## [INSTRUCTIONS TO FOLLOW]
Print, please, exactly and only the lines between the line holding "Generate a Python" and the line holding "ax = fig.add_axes([0.169, 0.224, 0.828, 0.680])", inclusive, omitting any pictures.

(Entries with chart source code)
_ _ _
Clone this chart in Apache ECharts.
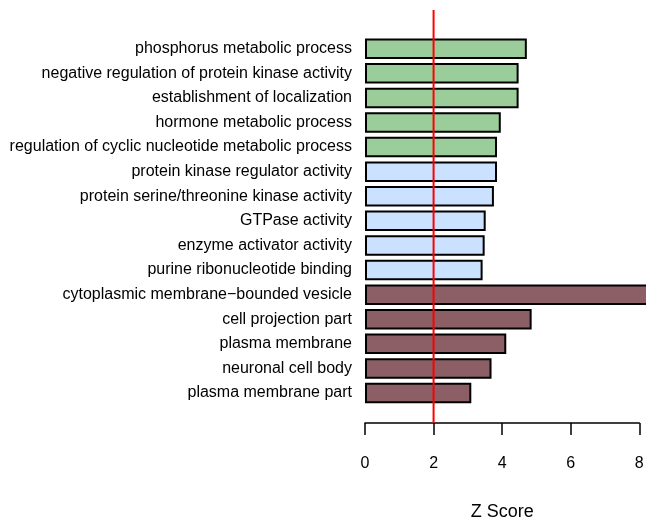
<!DOCTYPE html>
<html>
<head>
<meta charset="utf-8">
<script src="https://cdn.jsdelivr.net/npm/echarts@6/dist/echarts.min.js"></script>
<style>
html,body{margin:0;padding:0;background:#fff;}
#chart{width:646px;height:520px;}
</style>
</head>
<body>
<div id="chart"></div>
<script>
var categories = [
  "phosphorus metabolic process",
  "negative regulation of protein kinase activity",
  "establishment of localization",
  "hormone metabolic process",
  "regulation of cyclic nucleotide metabolic process",
  "protein kinase regulator activity",
  "protein serine/threonine kinase activity",
  "GTPase activity",
  "enzyme activator activity",
  "purine ribonucleotide binding",
  "cytoplasmic membrane\u2212bounded vesicle",
  "cell projection part",
  "plasma membrane",
  "neuronal cell body",
  "plasma membrane part"
];
var zScores = [4.72, 4.48, 4.48, 3.96, 3.85, 3.85, 3.76, 3.52, 3.49, 3.43, 8.60, 4.86, 4.12, 3.69, 3.10];
var groups = ["BP","BP","BP","BP","BP","MF","MF","MF","MF","MF","CC","CC","CC","CC","CC"];
var groupColors = { BP: "#9BCD9B", MF: "#CAE1FF", CC: "#8B5F65" };
var xTicks = [0, 2, 4, 6, 8];
var threshold = 2;

var chart = echarts.init(document.getElementById('chart'));
var font = 'Liberation Sans, Arial, Helvetica, sans-serif';
var option = {
  animation: false,
  backgroundColor: '#fff',
  grid: [
    { left: 365, right: 6.7, top: 36.4, height: 368.9, outerBoundsMode: 'none', containLabel: false },
    { left: 365, right: 6.7, top: 10, height: 413, outerBoundsMode: 'none', containLabel: false }
  ],
  xAxis: [
    { gridIndex: 0, type: 'value', min: xTicks[0], max: xTicks[xTicks.length-1], show: false },
    { gridIndex: 1, type: 'value', min: xTicks[0], max: xTicks[xTicks.length-1], interval: 2,
      axisLine: { show: true, lineStyle: { color: '#000', width: 1.5 } },
      axisTick: { show: true, length: 12, lineStyle: { color: '#000', width: 1.5 } },
      axisLabel: { margin: 33, fontSize: 16, color: '#000', fontFamily: font },
      splitLine: { show: false },
      name: 'Z Score', nameLocation: 'middle', nameGap: 80,
      nameTextStyle: { fontSize: 18, color: '#000', fontFamily: font }
    }
  ],
  yAxis: [
    { gridIndex: 0, type: 'category', inverse: true, data: categories,
      axisLine: { show: false }, axisTick: { show: false },
      axisLabel: { margin: 13, fontSize: 16, color: '#000', fontFamily: font },
      splitLine: { show: false }
    },
    { gridIndex: 1, type: 'value', min: 0, max: 1, show: false }
  ],
  series: [
    { type: 'bar', xAxisIndex: 0, yAxisIndex: 0, barWidth: 20.5, clip: false,
      data: zScores.map(function(v, i){
        return { value: v, itemStyle: { color: groupColors[groups[i]] } };
      }),
      itemStyle: { borderColor: '#000', borderWidth: 2 }
    },
    { type: 'line', xAxisIndex: 1, yAxisIndex: 1, symbol: 'none', z: 5,
      data: [[threshold, 0], [threshold, 1]],
      lineStyle: { color: '#FF0000', width: 2 }
    }
  ]
};
chart.setOption(option);
</script>
</body>
</html>
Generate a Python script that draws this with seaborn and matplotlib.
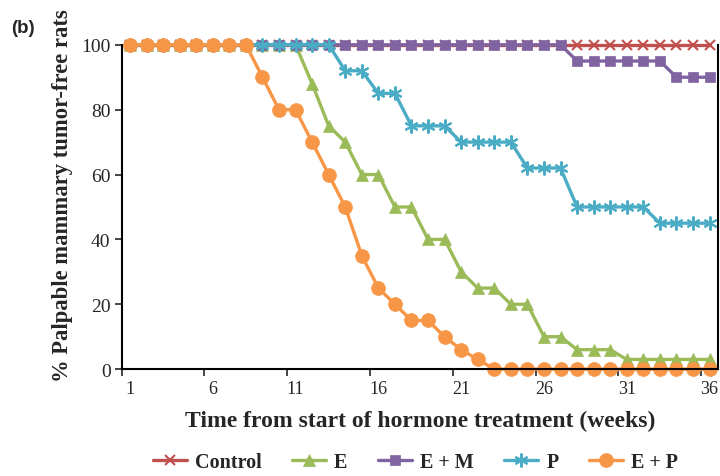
import matplotlib
matplotlib.use("Agg")
import matplotlib.pyplot as plt
import seaborn as sns
import pandas as pd

# weeks since start of hormone treatment
weeks = list(range(1, 37))

# % palpable mammary tumor-free rats
control = [100] * 36
e_only = [100, 100, 100, 100, 100, 100, 100, 100, 100, 100, 100, 88,
          75, 70, 60, 60, 50, 50, 40, 40, 30, 25, 25, 20,
          20, 10, 10, 6, 6, 6, 3, 3, 3, 3, 3, 3]
e_m = [100] * 27 + [95, 95, 95, 95, 95, 95, 90, 90, 90]
p_only = [100] * 13 + [92, 92, 85, 85, 75, 75, 75, 70, 70, 70, 70,
                       62, 62, 62, 50, 50, 50, 50, 50, 45, 45, 45, 45]
e_p = [100, 100, 100, 100, 100, 100, 100, 100, 90, 80, 80, 70,
       60, 50, 35, 25, 20, 15, 15, 10, 6, 3] + [0] * 14

series_names = ["Control", "E", "E + M", "P", "E + P"]
series_values = [control, e_only, e_m, p_only, e_p]

colors = ["#C0504D", "#9BBB59", "#8064A2", "#4BACC6", "#F79646"]
markers = ["x", "^", "s", (6, 2, 0), "o"]
msizes = [7, 9, 7, 10, 10]

df = pd.concat(
    [pd.DataFrame({"week": weeks, "pct": v, "group": n}) for n, v in zip(series_names, series_values)],
    ignore_index=True,
)

sns.set_style("white")
plt.rcParams["font.family"] = ["Liberation Serif", "DejaVu Serif"]

fig = plt.figure(figsize=(7.2, 4.77), dpi=100)
ax = fig.add_axes([0.169, 0.224, 0.828, 0.680])

for name, col, mk, ms in zip(series_names, colors, markers, msizes):
    sub = df[df["group"] == name]
    sns.lineplot(data=sub, x="week", y="pct", ax=ax, color=col, marker=mk,
                 markersize=ms, linewidth=2.4, label=name, clip_on=False,
                 markeredgecolor=col, markeredgewidth=1.5 if mk in ("x", (6, 2, 0)) else 0.5)

ax.set_xlim(0.5, 36.5)
ax.set_ylim(0, 100)
ax.set_xticks(range(1, 37, 5))
ax.set_xticks([x + 0.5 for x in range(0, 36, 5)], minor=True)
ax.tick_params(axis="x", which="major", length=0, labelsize=13, pad=8)
ax.tick_params(axis="x", which="minor", length=5, width=1.2, direction="out", bottom=True)
ax.set_yticks(range(0, 101, 20))
ax.tick_params(axis="y", length=5, width=1.2, direction="out", left=True, labelsize=14, pad=3)

for side in ["left", "bottom", "right"]:
    ax.spines[side].set_color("black")
    ax.spines[side].set_linewidth(1.5)
ax.spines["top"].set_visible(False)

ax.set_xlabel("Time from start of hormone treatment (weeks)", fontsize=17,
              fontweight="bold", labelpad=9)
ax.set_ylabel("% Palpable mammary tumor-free rats", fontsize=16.3,
              fontweight="bold")
ax.yaxis.set_label_coords(-0.081, 0.537)

ax.legend(loc="center", bbox_to_anchor=(0.4925, -0.287), ncol=5, frameon=False,
          prop={"weight": "bold", "size": 14.5}, handlelength=1.7, columnspacing=1.5,
          handletextpad=0.4)

fig.text(0.015, 0.931, "(b)", fontsize=13.5, fontweight="bold", family="Liberation Sans",
         va="baseline")

fig.savefig("out.png", dpi=100)
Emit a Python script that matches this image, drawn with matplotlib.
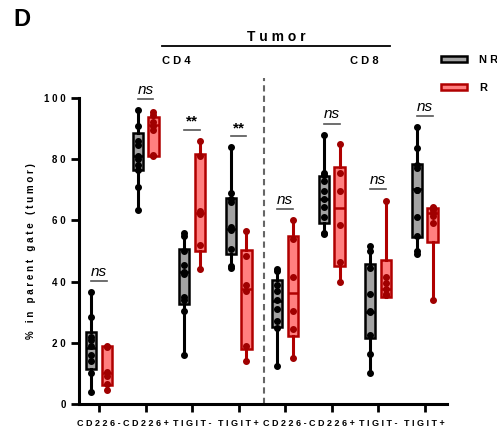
_ _ _
## [SOLUTION FOR THIS TASK]
Generate a Python script that draws this with seaborn and matplotlib.
import matplotlib
matplotlib.use("Agg")
import matplotlib.pyplot as plt
import seaborn as sns
import pandas as pd

# weeks since start of hormone treatment
weeks = list(range(1, 37))

# % palpable mammary tumor-free rats
control = [100] * 36
e_only = [100, 100, 100, 100, 100, 100, 100, 100, 100, 100, 100, 88,
          75, 70, 60, 60, 50, 50, 40, 40, 30, 25, 25, 20,
          20, 10, 10, 6, 6, 6, 3, 3, 3, 3, 3, 3]
e_m = [100] * 27 + [95, 95, 95, 95, 95, 95, 90, 90, 90]
p_only = [100] * 13 + [92, 92, 85, 85, 75, 75, 75, 70, 70, 70, 70,
                       62, 62, 62, 50, 50, 50, 50, 50, 45, 45, 45, 45]
e_p = [100, 100, 100, 100, 100, 100, 100, 100, 90, 80, 80, 70,
       60, 50, 35, 25, 20, 15, 15, 10, 6, 3] + [0] * 14

series_names = ["Control", "E", "E + M", "P", "E + P"]
series_values = [control, e_only, e_m, p_only, e_p]

colors = ["#C0504D", "#9BBB59", "#8064A2", "#4BACC6", "#F79646"]
markers = ["x", "^", "s", (6, 2, 0), "o"]
msizes = [7, 9, 7, 10, 10]

df = pd.concat(
    [pd.DataFrame({"week": weeks, "pct": v, "group": n}) for n, v in zip(series_names, series_values)],
    ignore_index=True,
)

sns.set_style("white")
plt.rcParams["font.family"] = ["Liberation Serif", "DejaVu Serif"]

fig = plt.figure(figsize=(7.2, 4.77), dpi=100)
ax = fig.add_axes([0.169, 0.224, 0.828, 0.680])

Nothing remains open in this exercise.